I am serving on a committee of the Presbytery of Philadelphia that is, by all accounts, a very important committee in the life and mission of the presbytery. The outcome of our work is going to make a difference; for good or for ill it is going to be consequential.
There are nine of us on the committee. We are well led and the work is hard, but the camaraderie is good. We’ve been meeting regularly for about four months and we may finish our work in another four. Maybe.
Most of the documentation for our committee work has been stored electronically, and at four months in, there’s been a lot of work to document. We almost lost it all.
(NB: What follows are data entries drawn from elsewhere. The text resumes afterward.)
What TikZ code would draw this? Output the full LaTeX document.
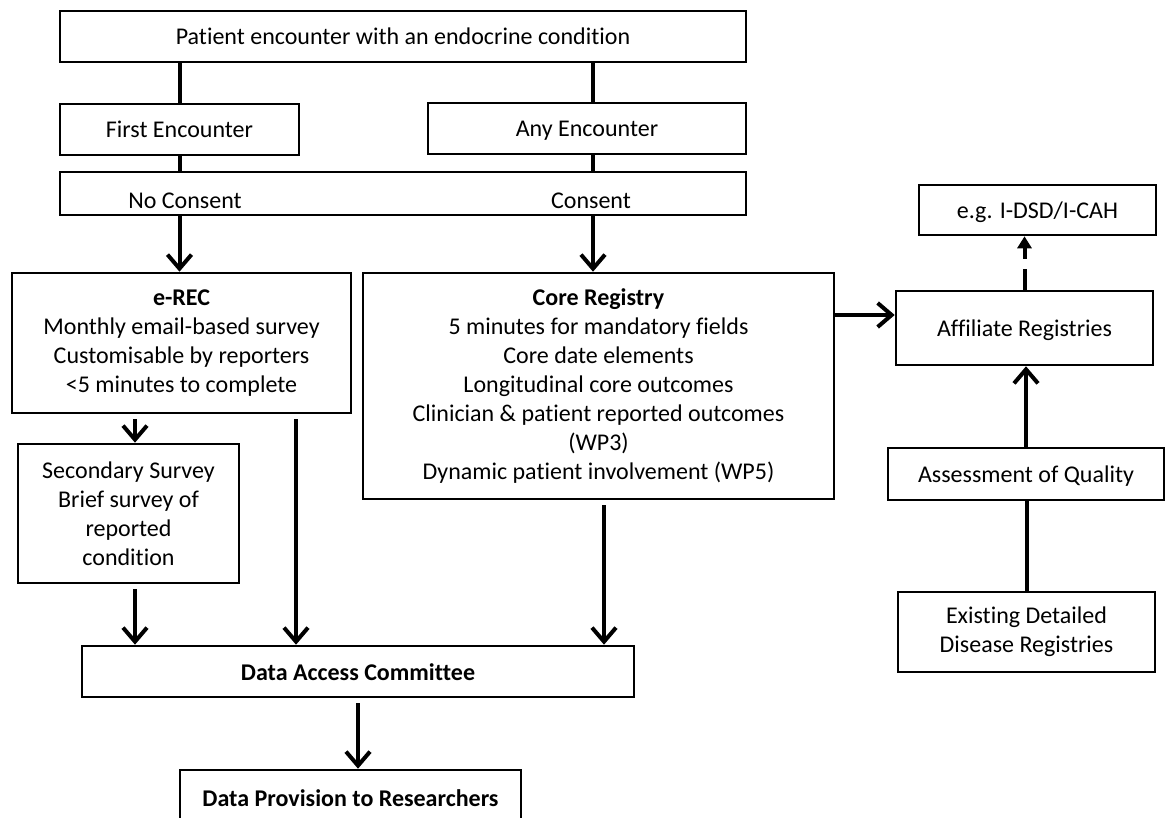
\documentclass[tikz,border=0pt]{standalone}
\usepackage{fontspec}
\setmainfont{Carlito}[Ligatures=NoCommon]
\usetikzlibrary{arrows.meta,positioning,calc}

\begin{document}
\begin{tikzpicture}[
  x=1pt,y=-1pt,
  box/.style={rectangle,draw,line width=2.6pt,align=center,inner sep=2pt,font=\fontsize{24}{29}\selectfont},
  one/.style={text height=20pt,text depth=3pt},
  ln/.style={line width=4pt},
  arr/.style={line width=4pt,-{Straight Barb[length=14pt,width=24pt]}},
  gap/.style={shorten <=5pt},
  lbl/.style={font=\fontsize{24}{29}\selectfont,inner sep=0pt,text height=20pt,text depth=3pt}
]
\clip (0,0) rectangle (1167,818);

% entry and consent
\node[box,one,minimum width=686pt,minimum height=51pt] (top) at (403,36.5) {Patient encounter with an endocrine condition};
\node[box,one,minimum width=239pt,minimum height=51pt] (first) at (179.5,129.5) {First Encounter};
\node[box,one,minimum width=318pt,minimum height=51pt] (any) at (587,128.5) {Any Encounter};
\node[box,minimum width=686pt,minimum height=43pt] (consent) at (403,193.5) {};
\node[lbl] (nocons) at (185,200) {No Consent};
\node[lbl] (cons) at (591,200) {Consent};

% registries
\node[box,minimum width=339pt,minimum height=140pt] (erec) at (181.5,343) {\textbf{e-REC}\\Monthly email-based survey\\Customisable by reporters\\<5 minutes to complete};
\node[box,minimum width=471pt,minimum height=226pt] (core) at (598.5,386) {\textbf{Core Registry}\\5 minutes for mandatory fields\\Core date elements\\Longitudinal core outcomes\\Clinician \& patient reported outcomes\\(WP3)\\Dynamic patient involvement (WP5)};
\node[box,minimum width=221pt,minimum height=139pt] (sec) at (128.5,513.5) {Secondary Survey\\Brief survey of\\reported\\condition};

\node[box,one,minimum width=237pt,minimum height=50pt] (eg) at (1037.5,210) {e.g. I-DSD/I-CAH};
\node[box,one,minimum width=257pt,minimum height=74pt] (affil) at (1024.5,328) {Affiliate Registries};
\node[box,one,minimum width=276pt,minimum height=52pt] (assess) at (1026,474) {Assessment of Quality};
\node[box,minimum width=257pt,minimum height=80pt] (exist) at (1026.5,632) {Existing Detailed\\Disease Registries};

% access
\node[box,one,minimum width=552pt,minimum height=51pt] (dac) at (358,671.5) {\textbf{Data Access Committee}};
\node[box,one,minimum width=341pt,minimum height=56pt] (dp) at (350.5,798) {\textbf{Data Provision to Researchers}};

\coordinate (rcol) at (593,0);
\coordinate (lcol) at (135,0);
\coordinate (mcol) at (296,0);
\coordinate (pcol) at (604,0);
\coordinate (link) at (865,315);

\draw[ln] (first.north) -- (first.north |- top.south);
\draw[ln] (first.south) -- (first.south |- consent.north);
\draw[ln] (top.south -| rcol) -- (any.north -| rcol);
\draw[ln] (any.south -| rcol) -- (consent.north -| rcol);

\draw[arr] (first.south |- consent.south) -- (first.south |- erec.north);
\draw[arr] (consent.south -| rcol) -- (core.north -| rcol);
\draw[arr,gap] (erec.south -| lcol) -- (sec.north -| lcol);
\draw[arr,gap] (erec.south -| mcol) -- (dac.north -| mcol);
\draw[arr,gap] (sec.south -| lcol) -- (dac.north -| lcol);
\draw[arr,gap] (core.south -| pcol) -- (dac.north -| pcol);
\draw[arr,gap] (dac.south) -- (dac.south |- dp.north);

\draw[arr] (core.east |- link) -- (affil.west |- link);
\draw[line width=4pt,dash pattern=on 21pt off 10pt,-{Triangle[length=12pt,width=14pt]}] (affil.north) -- (affil.north |- eg.south);
\draw[arr] (assess.north) -- (assess.north |- affil.south);
\draw[ln] (exist.north) -- (exist.north |- assess.south);
\end{tikzpicture}
\end{document}
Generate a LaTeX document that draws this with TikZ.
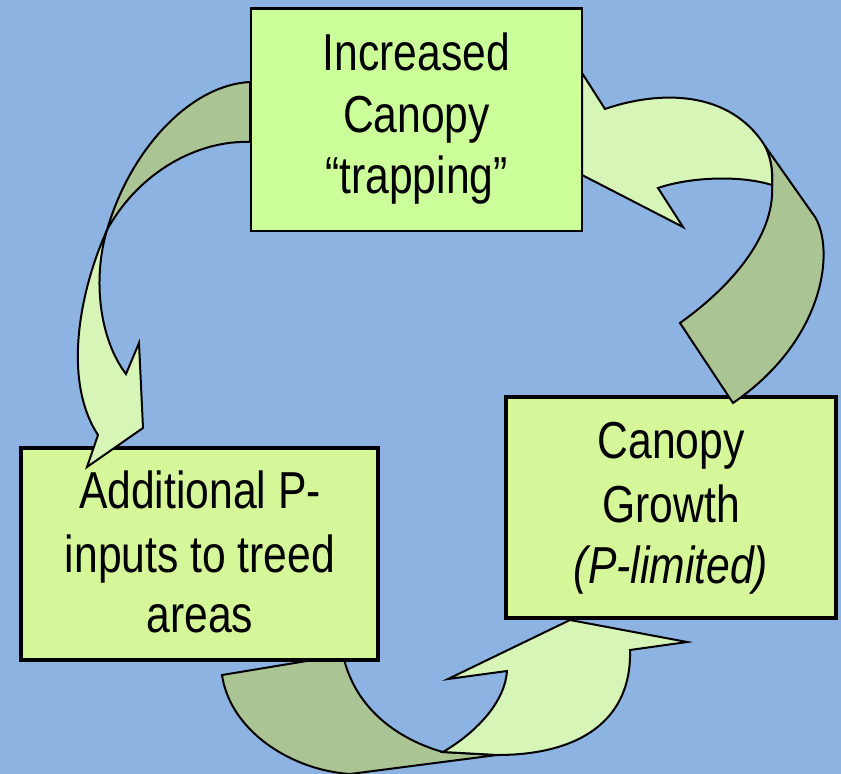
\documentclass[tikz,border=0pt]{standalone}
\usepackage{fontspec}
\setmainfont{Liberation Sans}[FakeStretch=0.82]
\definecolor{bgc}{RGB}{141,179,226}
\definecolor{darkg}{RGB}{171,196,147}
\definecolor{lightg}{RGB}{214,245,182}
\definecolor{topfill}{RGB}{204,255,153}
\definecolor{lowfill}{RGB}{213,247,153}
\begin{document}
\begin{tikzpicture}[x=1pt,y=-1pt,
  darkpart/.style={fill=darkg,draw=black,line width=2pt,line join=miter},
  lightpart/.style={fill=lightg,draw=black,line width=2pt,line join=miter},
  boxA/.style={draw=black,fill=topfill,line width=2.5pt,inner sep=0pt},
  boxB/.style={draw=black,fill=lowfill,line width=4pt,inner sep=0pt},
  lbl/.style={inner sep=0pt,anchor=base,font=\fontsize{52}{62}\selectfont}]
\useasboundingbox (0,0) rectangle (841,774);
\fill[bgc] (0,0) rectangle (841,774);

% right box
\node[boxB,minimum width=330pt,minimum height=221pt] (grow) at (671,507.5) {};

% bottom arrow (left box -> right box)
\draw[darkpart] (222,675) -- (343,655)
  .. controls (355,710) and (400,740) .. (443,752)
  -- (497,755) -- (350,774)
  .. controls (290,770) and (230,730) .. (222,675) -- cycle;
\draw[lightpart] (443,752)
  .. controls (480,730) and (505,700) .. (507,671)
  -- (448,679) -- (570,620) -- (687,642) -- (630,650)
  .. controls (632,720) and (580,755) .. (497,755) -- cycle;

% left box
\node[boxB,minimum width=357pt,minimum height=212pt] (inputs) at (199.5,554) {};

% top-right arrow (right box -> top box)
\draw[darkpart] (765,146) -- (815,217)
  .. controls (835,250) and (825,340) .. (733,403)
  -- (680,323)
  .. controls (740,280) and (775,230) .. (772,185)
  .. controls (773,172) and (771,158) .. (765,146) -- cycle;
\draw[lightpart] (582,73) -- (605,109)
  .. controls (660,90) and (730,90) .. (765,146)
  .. controls (771,158) and (773,172) .. (772,185)
  .. controls (740,175) and (690,177) .. (658,188)
  -- (683,227) -- (582,175) -- cycle;

% top box
\node[boxA,minimum width=331pt,minimum height=222.5pt] (trap) at (416.5,119.75) {};

% left arrow (top box -> left box)
\draw[darkpart] (250,82)
  .. controls (190,85) and (130,150) .. (107,230)
  .. controls (140,170) and (200,140) .. (250,142) -- cycle;
\draw[lightpart] (107,230)
  .. controls (80,290) and (62,380) .. (98,435)
  -- (87,467) -- (143,428) -- (139,343) -- (126,374)
  .. controls (100,340) and (92,280) .. (107,230) -- cycle;

% texts
\node[lbl] (t1) at (416.5,70) {Increased};
\node[lbl] (t2) at (416.5,132) {Canopy};
\node[lbl] (t3) at (416.5,193) {“trapping”};
\node[lbl] (g1) at (671,458) {Canopy};
\node[lbl] (g2) at (671,522) {Growth};
\node[lbl] (g3) at (671,583) {\itshape (P-limited)};
\node[lbl] (a1) at (200,508) {Additional P-};
\node[lbl] (a2) at (200,572) {inputs to treed};
\node[lbl] (a3) at (200,632) {areas};
\end{tikzpicture}
\end{document}
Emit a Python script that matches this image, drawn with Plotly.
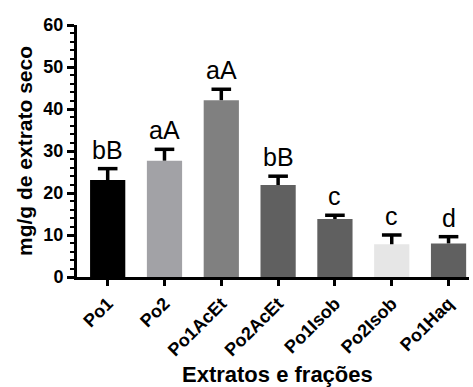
import plotly.graph_objects as go

# Extract / fraction names and measured contents (mg/g of dry extract)
categories = ["Po1", "Po2", "Po1AcEt", "Po2AcEt", "Po1Isob", "Po2Isob", "Po1Haq"]
values = [23.1, 27.7, 42.1, 21.9, 13.8, 7.8, 8.0]
errors = [2.7, 2.7, 2.6, 2.1, 0.9, 2.2, 1.6]
letters = ["bB", "aA", "aA", "bB", "c", "c", "d"]
bar_colors = ["#000000", "#a2a2a6", "#808080", "#606060", "#606060", "#e6e6e6", "#606060"]

FONT = "Arial, Liberation Sans, sans-serif"

fig = go.Figure()
fig.add_trace(go.Bar(
    x=categories,
    y=values,
    marker=dict(color=bar_colors, line=dict(width=0)),
    width=0.62,
    showlegend=False,
))

# upper error bars: stem from bar top to mean + SD, capped with a horizontal tick
stem_x, stem_y = [], []
for c, v, e in zip(categories, values, errors):
    stem_x += [c, c, None]
    stem_y += [v, v + e, None]
fig.add_trace(go.Scatter(
    x=stem_x, y=stem_y, mode="lines",
    line=dict(color="black", width=3.5), showlegend=False, hoverinfo="skip",
))
fig.add_trace(go.Scatter(
    x=categories, y=[v + e for v, e in zip(values, errors)], mode="markers",
    marker=dict(symbol="line-ew", size=14, line=dict(color="black", width=3.5)),
    showlegend=False, hoverinfo="skip",
))

# significance letters above each error bar
for c, v, e, t in zip(categories, values, errors, letters):
    fig.add_annotation(x=c, y=v + e, text=t, showarrow=False,
                       yanchor="bottom", yshift=3,
                       font=dict(family=FONT, size=25, color="black"))

# x-axis title, set below the rotated category labels
fig.add_annotation(xref="paper", yref="paper", x=0.511, y=-0.385,
                   xanchor="center", yanchor="middle", showarrow=False,
                   text="<b>Extratos e frações</b>",
                   font=dict(family=FONT, size=22, color="black"))

fig.update_layout(
    width=473, height=387,
    margin=dict(l=77, r=4, t=25, b=110),
    plot_bgcolor="white", paper_bgcolor="white",
    font=dict(family=FONT, color="black"),
    xaxis=dict(
        range=[-0.54, 6.36],
        automargin=False,
        showline=True, linecolor="black", linewidth=3,
        ticks="outside", ticklen=6, tickwidth=2.5, tickcolor="black",
        tickangle=-45,
        tickfont=dict(family=FONT, size=18, color="black", weight="bold"),
        showgrid=False, zeroline=False,
    ),
    yaxis=dict(
        range=[0, 60],
        automargin=False,
        tickvals=[0, 10, 20, 30, 40, 50, 60],
        showline=True, linecolor="black", linewidth=3,
        ticks="outside", ticklen=7, tickwidth=2.5, tickcolor="black",
        minor=dict(dtick=2, ticks="outside", ticklen=4, tickwidth=2, tickcolor="black"),
        tickfont=dict(family=FONT, size=18, color="black", weight="bold"),
        title=dict(text="<b>mg/g de extrato seco</b>", standoff=6,
                   font=dict(family=FONT, size=21, color="black")),
        showgrid=False, zeroline=False,
    ),
)

fig.write_html("out.html")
We are using a wonderful program called Dropbox as the common depository for our work. For those of you who don’t know, this is part of this “cloud” computing phenomena. We’ve set up a file system in the cloud – a Dropbox – that all the committee members can access from any remote location. We come to committee meetings ready to work.
Our committee met this past Tuesday. We’re getting down to the core work to which we have been called. All day Monday, I kept seeing notices on my computer desktop of more and more files being placed in the Dropbox. Serious work being done by our committee members. I shut down my work computer around 9:00 Monday evening as I headed home from a Worship Committee meeting. Right before shutting down, though, I checked the committee Dropbox. It looked as if we would be ready for Tuesday’s meeting. The data was almost all there. 85 megabytes of data in 335 files in 96 subfolders. Four months of work.
My phone rang at 9:45 Monday night.
It was one of my colleagues on the committee. We had talked earlier in the day about some of the ins and outs of using the Dropbox system.
“I think I’ve done something really bad,” were his first words. “I think I’ve deleted all our work.”
I tapped the keyboard on my iPad and sure enough, for just a split second I saw that folder as it disappeared from the screen. Dropbox updates all the time. It had updated itself to include the deletion. All our work. 85 megabytes. 335 files. 96 subfolders. Four months. Lost in the cloud.
For those of you who care, right then and there I went to the church, disconnected my PC from the church network and internet, saved the Dropbox folder to my C drive, reconnected the Ethernet cable, and placed the saved folder back in the Dropbox. Oh, and saved all our committee work to three other places. We lost 45 minutes of committee work. It turns out that we lost 8 files that committee members were still working on Monday night between 9:00 and 9:45.
I tell you all this not to commend my baling wire and duct tape approach to IT, but to commend my brother in Christ who knows the power of confession.
My friend could have denied responsibility. Computer glitches are one of our favorite scapegoats in our digital world. A little white lie may have gotten him off the hook. No one would have known. We live not only in a complicated digital world, but also in a world of little white lies (that often become darker) and wanting nothing more than being off whatever hook it is that threatens our fragile sense of well-being.
“I think I’ve done something really bad,” my friend told me. And, yes, I got off the phone and said something to Becky about “How in the world could he have…” But, really, his humble confession had already moved us from blame to solution. A half an hour later, we had our duct tape fix in the cloud and all was well. I was feeling pretty good about life. And about my friend.
Not all the really bad things we do can be remedied with duct tape, literal or otherwise. But honest and humble confession made among brothers and sisters in Christ always opens the door to restoration and wholeness.
Therefore, confess your sins to one another and pray for one another, that you may be healed. The prayer of a righteous person has great power as it is working. James 5:16.
The Protestant insistence on the priesthood of all believers does not mean that we don’t believe in an ordained clergy or that we believe that all believers are equally gifted for all the ministries to which Christ calls us. It does mean, among other things, that confession is not restricted to a confessional. We confess not to an anonymous priest behind a fabric screen. We confess to one another. We pray with and for one another – even, especially, when something really bad had been done. We repent and we offer forgiveness in the name of the One who has already forgiven us.
I am glad that we were able to save all but eight of 335 files. I called my friend around 10:15 Monday night to tell him all was well, and that, by the way, don’t worry about it. I told him I wasn’t planning on saying anything about it at Tuesday’s meeting. When we gathered for our meeting in morning, however, my friend was eager to say something to the whole group. He told them about something he had done that was really bad, but that all was well. That is the privilege of those who have been willing to confess.
The little white lies to get us off those hooks that threaten our fragile sense of well-being are very tempting. The power of healing through confession to one another and prayer for one another can seem very scary. But we in the church ought to try it more often than we than we do.